Function to compute analogues of the trimmed mean for the linear regression model.

Usage

trq(x, y, a1=0.1, a2,  int=TRUE, z,  method="primal", tol=1e-4)

Arguments

x vector or matrix of explanatory variables. If a matrix, each column represents a variable and each row represents an observation (or case). This should not contain column of 1s unless the argument intercept is FALSE. The number of rows of x should equal the number of elements of y, and there should be fewer columns than rows. Missing values are not allowed.
y reponse vector with as many observations as the number of rows of x. Missing value are not allowed.
a1 the lower trimming proportion; defaults to .1 if missing.
a2 the upper trimming proportion; defaults to a1 if missing.
int flag for intercept; if TRUE, an intercept term is included in regression model. The default includes an intercept term.
z structure returned by the function 'rq' with tau <0 or >1. If missing, the function rq(x,y,int=int) is automatically called to generate this argument. If several calls to trq are anticipated for the same data this avoids recomputing the rq solution for each call.
method method to be used for the trimming. If the choice is "primal", as is the default, a trimmed mean of the primal regression quantiles is computed based on the sol array in the 'rq' structure. If the method is "dual", a weighted least-squares fit is done using the dual solution in the 'rq' structure to construct weights. The former method is discussed in detail in Koenker and Potnoy(1987) the latter in Ruppert and Carroll(1980) and Gutenbrunner and Jureckova(1991).
tol Tolerance parameter for rq computions

Description

The function returns a regression trimmed mean and some associated test statistics. The proportion a1 is trimmed from the lower tail and a2 from the upper tail. If a1+a2=1 then a result is returned for the a1 quantile.

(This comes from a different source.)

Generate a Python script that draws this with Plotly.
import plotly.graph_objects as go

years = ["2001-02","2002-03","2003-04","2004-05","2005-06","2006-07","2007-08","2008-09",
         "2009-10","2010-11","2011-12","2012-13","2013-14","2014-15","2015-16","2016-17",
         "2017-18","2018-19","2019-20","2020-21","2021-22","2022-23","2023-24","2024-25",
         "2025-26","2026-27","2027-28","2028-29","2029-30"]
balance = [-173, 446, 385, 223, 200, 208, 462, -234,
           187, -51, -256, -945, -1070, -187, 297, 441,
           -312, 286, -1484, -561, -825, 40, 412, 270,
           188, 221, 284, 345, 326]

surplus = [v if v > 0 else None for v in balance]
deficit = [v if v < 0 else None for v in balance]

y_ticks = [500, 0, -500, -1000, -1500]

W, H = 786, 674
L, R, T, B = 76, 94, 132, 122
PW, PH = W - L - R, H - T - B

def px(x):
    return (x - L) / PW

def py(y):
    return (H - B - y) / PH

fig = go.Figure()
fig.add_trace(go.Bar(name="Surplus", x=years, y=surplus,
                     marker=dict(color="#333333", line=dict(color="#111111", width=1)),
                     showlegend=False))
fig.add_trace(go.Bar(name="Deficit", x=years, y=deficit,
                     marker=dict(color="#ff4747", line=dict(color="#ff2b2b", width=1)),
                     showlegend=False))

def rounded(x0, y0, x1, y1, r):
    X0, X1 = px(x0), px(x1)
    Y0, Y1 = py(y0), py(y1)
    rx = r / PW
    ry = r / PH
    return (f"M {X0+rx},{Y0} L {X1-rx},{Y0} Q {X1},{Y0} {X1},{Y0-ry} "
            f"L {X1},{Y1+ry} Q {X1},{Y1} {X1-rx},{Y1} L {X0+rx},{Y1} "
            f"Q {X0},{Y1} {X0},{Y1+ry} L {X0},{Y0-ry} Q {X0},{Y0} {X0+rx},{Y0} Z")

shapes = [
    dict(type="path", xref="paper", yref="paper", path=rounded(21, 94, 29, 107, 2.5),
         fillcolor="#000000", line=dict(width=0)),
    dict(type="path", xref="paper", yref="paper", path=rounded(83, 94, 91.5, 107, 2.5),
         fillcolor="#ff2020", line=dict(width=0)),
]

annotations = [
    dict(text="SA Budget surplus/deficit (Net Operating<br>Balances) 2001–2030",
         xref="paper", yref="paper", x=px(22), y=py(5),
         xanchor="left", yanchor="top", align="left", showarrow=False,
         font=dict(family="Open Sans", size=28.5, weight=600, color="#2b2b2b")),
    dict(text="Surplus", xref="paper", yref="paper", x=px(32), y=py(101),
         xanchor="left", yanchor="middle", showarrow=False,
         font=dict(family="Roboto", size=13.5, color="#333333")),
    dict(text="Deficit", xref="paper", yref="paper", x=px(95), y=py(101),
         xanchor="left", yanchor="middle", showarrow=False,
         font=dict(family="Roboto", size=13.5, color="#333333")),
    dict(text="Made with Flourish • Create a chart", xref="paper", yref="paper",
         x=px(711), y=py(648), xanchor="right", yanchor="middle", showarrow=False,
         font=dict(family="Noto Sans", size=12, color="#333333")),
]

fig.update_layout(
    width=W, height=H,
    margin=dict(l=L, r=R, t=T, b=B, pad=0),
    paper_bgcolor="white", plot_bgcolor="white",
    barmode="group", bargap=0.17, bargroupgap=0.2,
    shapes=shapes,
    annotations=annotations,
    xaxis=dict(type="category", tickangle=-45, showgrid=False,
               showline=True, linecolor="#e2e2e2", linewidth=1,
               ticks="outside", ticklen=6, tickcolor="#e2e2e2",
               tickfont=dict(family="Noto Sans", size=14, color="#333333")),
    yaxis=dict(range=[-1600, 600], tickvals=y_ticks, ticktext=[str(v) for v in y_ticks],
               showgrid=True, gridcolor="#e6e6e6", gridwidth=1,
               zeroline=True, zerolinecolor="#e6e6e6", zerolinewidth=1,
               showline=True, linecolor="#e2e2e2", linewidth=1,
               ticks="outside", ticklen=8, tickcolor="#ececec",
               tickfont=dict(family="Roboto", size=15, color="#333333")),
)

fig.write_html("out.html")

If a1+a2<1 two methods of trimming are possible described below as "primal" and "dual". The function "trq.print" may be used to print results in the style of ls.print.

Value

coef estimated coeficient vector
resid residuals from the fit.
cov the estimated covariance matrix for the coeficient vector.
v the scaling factor of the covariance matrix under iid error assumption: cov=v*(x'x)^(-1).
wt the weights used in the least squares computation, Returned only when method="dual".
d the bandwidth used to compute the sparsity function. Returned only when a1+a2=1.

METHOD

details of the methods may be found in Koenker and Portnoy(1987) for the case of primal trimming and in Gutenbrunner and Jureckova(1991) for dual trimming. On the estimation of the covariance matrix for individual quantiles, see Koenker(1987) and the discussion in Hendricks and Koenker(1991). The estimation of the covariance matrix under non-iid conditions is an open research problem.

SEE ALSO

rq and qrq for further details.

References

Bassett, G., and Koenker, R. (1982), "An Empirical Quantile Function for Linear Models With iid Errors," Journal of the American Statistical Association, 77, 407-415.

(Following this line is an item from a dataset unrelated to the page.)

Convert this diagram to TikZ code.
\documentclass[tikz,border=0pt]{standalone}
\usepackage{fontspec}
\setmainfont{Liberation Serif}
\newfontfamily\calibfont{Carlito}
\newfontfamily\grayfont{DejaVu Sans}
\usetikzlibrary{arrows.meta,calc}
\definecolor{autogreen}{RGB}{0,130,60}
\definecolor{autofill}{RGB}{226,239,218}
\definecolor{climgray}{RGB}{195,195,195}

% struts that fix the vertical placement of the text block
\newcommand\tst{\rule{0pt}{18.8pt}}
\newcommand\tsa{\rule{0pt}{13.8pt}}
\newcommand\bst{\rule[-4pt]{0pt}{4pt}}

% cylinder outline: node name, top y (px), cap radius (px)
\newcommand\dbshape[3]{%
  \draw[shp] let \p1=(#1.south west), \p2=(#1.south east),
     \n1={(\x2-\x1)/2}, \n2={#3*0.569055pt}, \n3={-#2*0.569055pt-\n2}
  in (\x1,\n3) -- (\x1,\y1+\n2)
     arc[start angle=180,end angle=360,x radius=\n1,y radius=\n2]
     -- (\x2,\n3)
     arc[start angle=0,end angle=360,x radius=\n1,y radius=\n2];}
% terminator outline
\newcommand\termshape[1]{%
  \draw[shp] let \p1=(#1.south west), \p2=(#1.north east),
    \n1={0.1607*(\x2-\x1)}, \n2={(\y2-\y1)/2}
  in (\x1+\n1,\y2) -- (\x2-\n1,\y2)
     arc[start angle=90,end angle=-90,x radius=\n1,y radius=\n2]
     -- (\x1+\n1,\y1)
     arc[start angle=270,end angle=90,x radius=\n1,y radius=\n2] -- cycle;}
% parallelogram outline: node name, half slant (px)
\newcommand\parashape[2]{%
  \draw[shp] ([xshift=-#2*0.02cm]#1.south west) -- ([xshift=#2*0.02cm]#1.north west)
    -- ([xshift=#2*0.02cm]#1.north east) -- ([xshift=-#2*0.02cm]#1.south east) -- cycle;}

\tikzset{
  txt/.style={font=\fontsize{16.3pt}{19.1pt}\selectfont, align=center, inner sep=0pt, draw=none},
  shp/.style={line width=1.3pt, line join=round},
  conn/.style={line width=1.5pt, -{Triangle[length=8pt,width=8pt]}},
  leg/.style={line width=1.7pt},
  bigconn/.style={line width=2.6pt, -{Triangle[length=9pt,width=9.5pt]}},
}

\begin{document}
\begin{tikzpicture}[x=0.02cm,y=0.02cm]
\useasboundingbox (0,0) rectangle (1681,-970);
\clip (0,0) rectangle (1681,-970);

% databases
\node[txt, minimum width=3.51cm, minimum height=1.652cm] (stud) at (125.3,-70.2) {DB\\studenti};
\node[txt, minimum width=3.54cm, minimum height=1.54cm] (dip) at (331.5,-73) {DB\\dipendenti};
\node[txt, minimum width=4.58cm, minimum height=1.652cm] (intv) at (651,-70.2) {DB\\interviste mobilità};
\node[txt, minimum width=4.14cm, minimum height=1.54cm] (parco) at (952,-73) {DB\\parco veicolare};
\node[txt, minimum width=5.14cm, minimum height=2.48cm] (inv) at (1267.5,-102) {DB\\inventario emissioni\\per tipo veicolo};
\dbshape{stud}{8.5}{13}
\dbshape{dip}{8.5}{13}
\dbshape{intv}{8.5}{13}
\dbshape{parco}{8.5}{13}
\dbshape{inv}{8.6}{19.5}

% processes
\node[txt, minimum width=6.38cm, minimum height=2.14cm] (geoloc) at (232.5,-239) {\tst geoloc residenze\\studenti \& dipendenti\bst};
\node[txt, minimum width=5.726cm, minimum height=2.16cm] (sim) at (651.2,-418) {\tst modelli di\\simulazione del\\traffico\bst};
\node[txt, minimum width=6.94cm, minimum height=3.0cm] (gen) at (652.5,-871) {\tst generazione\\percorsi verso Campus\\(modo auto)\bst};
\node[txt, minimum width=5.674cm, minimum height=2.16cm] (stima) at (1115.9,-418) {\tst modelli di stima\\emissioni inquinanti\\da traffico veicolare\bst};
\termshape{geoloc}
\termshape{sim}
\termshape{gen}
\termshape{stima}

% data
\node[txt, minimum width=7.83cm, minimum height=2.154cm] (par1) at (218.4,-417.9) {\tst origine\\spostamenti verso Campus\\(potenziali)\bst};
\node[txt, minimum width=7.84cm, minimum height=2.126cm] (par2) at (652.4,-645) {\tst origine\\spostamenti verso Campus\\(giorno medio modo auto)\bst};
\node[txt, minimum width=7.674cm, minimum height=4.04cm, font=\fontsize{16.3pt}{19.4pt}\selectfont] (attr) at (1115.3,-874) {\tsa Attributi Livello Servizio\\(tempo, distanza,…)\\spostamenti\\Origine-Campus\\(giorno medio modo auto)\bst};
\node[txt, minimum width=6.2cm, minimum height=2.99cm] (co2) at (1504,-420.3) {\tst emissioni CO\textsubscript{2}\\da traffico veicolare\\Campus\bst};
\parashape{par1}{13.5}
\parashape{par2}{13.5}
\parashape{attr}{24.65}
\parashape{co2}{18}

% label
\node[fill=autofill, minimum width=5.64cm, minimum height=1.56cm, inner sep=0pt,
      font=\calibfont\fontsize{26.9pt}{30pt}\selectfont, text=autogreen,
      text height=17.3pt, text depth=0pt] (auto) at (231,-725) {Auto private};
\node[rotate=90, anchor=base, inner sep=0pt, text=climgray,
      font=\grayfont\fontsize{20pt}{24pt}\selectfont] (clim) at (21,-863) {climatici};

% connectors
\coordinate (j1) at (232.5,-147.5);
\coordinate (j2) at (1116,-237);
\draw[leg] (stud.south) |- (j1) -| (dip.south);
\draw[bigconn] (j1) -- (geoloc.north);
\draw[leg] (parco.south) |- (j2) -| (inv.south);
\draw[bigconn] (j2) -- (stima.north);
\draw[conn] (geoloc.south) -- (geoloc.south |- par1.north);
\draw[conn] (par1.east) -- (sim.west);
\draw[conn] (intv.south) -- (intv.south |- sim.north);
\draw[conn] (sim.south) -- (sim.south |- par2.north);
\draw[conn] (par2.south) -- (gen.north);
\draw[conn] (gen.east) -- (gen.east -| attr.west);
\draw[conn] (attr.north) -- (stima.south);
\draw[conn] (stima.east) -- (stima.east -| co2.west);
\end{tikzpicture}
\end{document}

Koenker, R.W. (1987), "A Comparison of Asymptotic Methods of Testing based on L1 Estimation," in Y. Dodge (ed.) Statistical Data Analysis Based on the L1 norm and Related Methods, New York: North-Holland.

Koenker, R. W., and Bassett, G.W (1978), "Regression Quantiles", Econometrica, 46, 33-50.

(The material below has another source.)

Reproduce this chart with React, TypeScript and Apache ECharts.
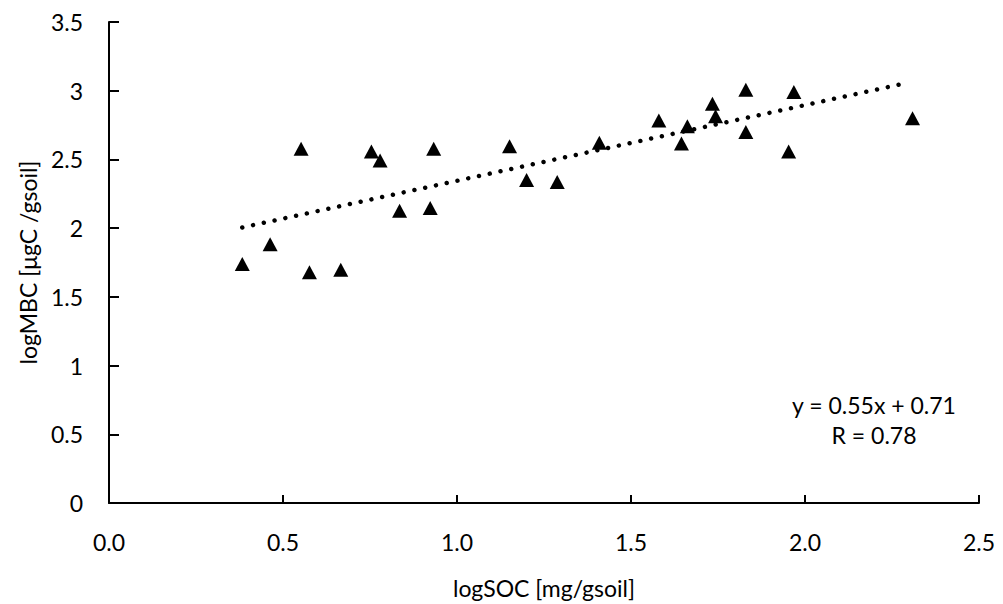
import React, { useEffect, useRef } from "react";
import * as echarts from "echarts";

const socValues = [0.383, 0.463, 0.552, 0.576, 0.666, 0.754, 0.779, 0.835, 0.923, 0.933, 1.151, 1.2, 1.288, 1.409, 1.58, 1.645, 1.662, 1.734, 1.743, 1.83, 1.83, 1.953, 1.968, 2.309];
const mbcValues = [1.739, 1.882, 2.577, 1.679, 1.698, 2.558, 2.493, 2.126, 2.147, 2.577, 2.596, 2.35, 2.336, 2.621, 2.783, 2.616, 2.741, 2.906, 2.814, 3.007, 2.7, 2.558, 2.99, 2.799];
const trendX = [0.383, 2.283];
const trendY = [2.005, 3.051];
const equationLines = ["y = 0.55x + 0.71", "R = 0.78"];
const xTitle = "logSOC [mg/gsoil]";
const yTitle = "logMBC [μgC /gsoil]";

const FONT = "Lato, 'Open Sans', sans-serif";
const FS = 23;

export default function App() {
  const ref = useRef<HTMLDivElement>(null);
  useEffect(() => {
    document.body.style.margin = "0";
    if (!ref.current) return;
    const chart = echarts.init(ref.current, null, { renderer: "svg" });
    const points = socValues.map((x, i) => [x, mbcValues[i]]);
    const trend = trendX.map((x, i) => [x, trendY[i]]);
    chart.setOption({
      animation: false,
      backgroundColor: "#ffffff",
      textStyle: { fontFamily: FONT },
      grid: { left: 109, right: 24, top: 22, bottom: 99, containLabel: false },
      xAxis: {
        type: "value",
        min: 0,
        max: 2.5,
        interval: 0.5,
        name: xTitle,
        nameLocation: "middle",
        nameGap: 73,
        nameTextStyle: { fontSize: FS, color: "#000", fontFamily: FONT },
        axisLine: { show: true, onZero: false, lineStyle: { color: "#000", width: 2 } },
        axisTick: { show: true, inside: true, length: 8, lineStyle: { color: "#000", width: 2 } },
        axisLabel: {
          fontSize: FS,
          color: "#000",
          fontFamily: FONT,
          margin: 27,
          formatter: (v: number) => v.toFixed(1),
        },
        splitLine: { show: false },
      },
      yAxis: {
        type: "value",
        min: 0,
        max: 3.5,
        interval: 0.5,
        name: yTitle,
        nameLocation: "middle",
        nameGap: 69,
        nameRotate: 90,
        nameTextStyle: { fontSize: FS, color: "#000", fontFamily: FONT },
        axisLine: { show: true, onZero: false, lineStyle: { color: "#000", width: 2 } },
        axisTick: { show: true, inside: true, length: 10, lineStyle: { color: "#000", width: 2 } },
        axisLabel: { fontSize: FS, color: "#000", fontFamily: FONT, margin: 26 },
        splitLine: { show: false },
      },
      series: [
        {
          type: "scatter",
          data: points,
          symbol: "triangle",
          symbolSize: [15, 14],
          itemStyle: { color: "#000", opacity: 1 },
          z: 2,
        },
        {
          type: "line",
          data: trend,
          showSymbol: false,
          symbol: "none",
          lineStyle: { color: "#000", width: 4.5, type: [0.01, 11], cap: "round", opacity: 1 },
          z: 3,
        },
      ],
      graphic: equationLines.map((t, i) => ({
        type: "text",
        x: 874,
        y: 405 + i * 30,
        style: {
          text: t,
          fontSize: FS,
          fontFamily: FONT,
          fill: "#000",
          align: "center",
          verticalAlign: "middle",
        },
      })),
    });
    return () => chart.dispose();
  }, []);
  return <div ref={ref} style={{ width: 1003, height: 604 }} />;
}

Koenker, R., and Portnoy, S. (1987), "L-Estimation for Linear Models", Journal of the American Statistical Association, 82, 851-857.

Ruppert, D. and Carroll, R.J. (1980), "Trimmed Least Squares Estimation in the Linear Model", Journal of the American Statistical Association, 75, 828-838.

Examples

x <- -10:10; y <- 0.2 * x + rt(x, df=3)
z <- rq(x,y)        #z gets the full regression quantile structure
trq(x,y, .05, z=z)  #5% symmetric primal trimming # Error, which also occurs in S-Plus. 
trq(x,y, .01, .03, method="dual")  #1% lower and 3% upper trimmed least-
			           #squares fit. 
trq.print(trq(x,y)) #prints trq results in the style of ls.print.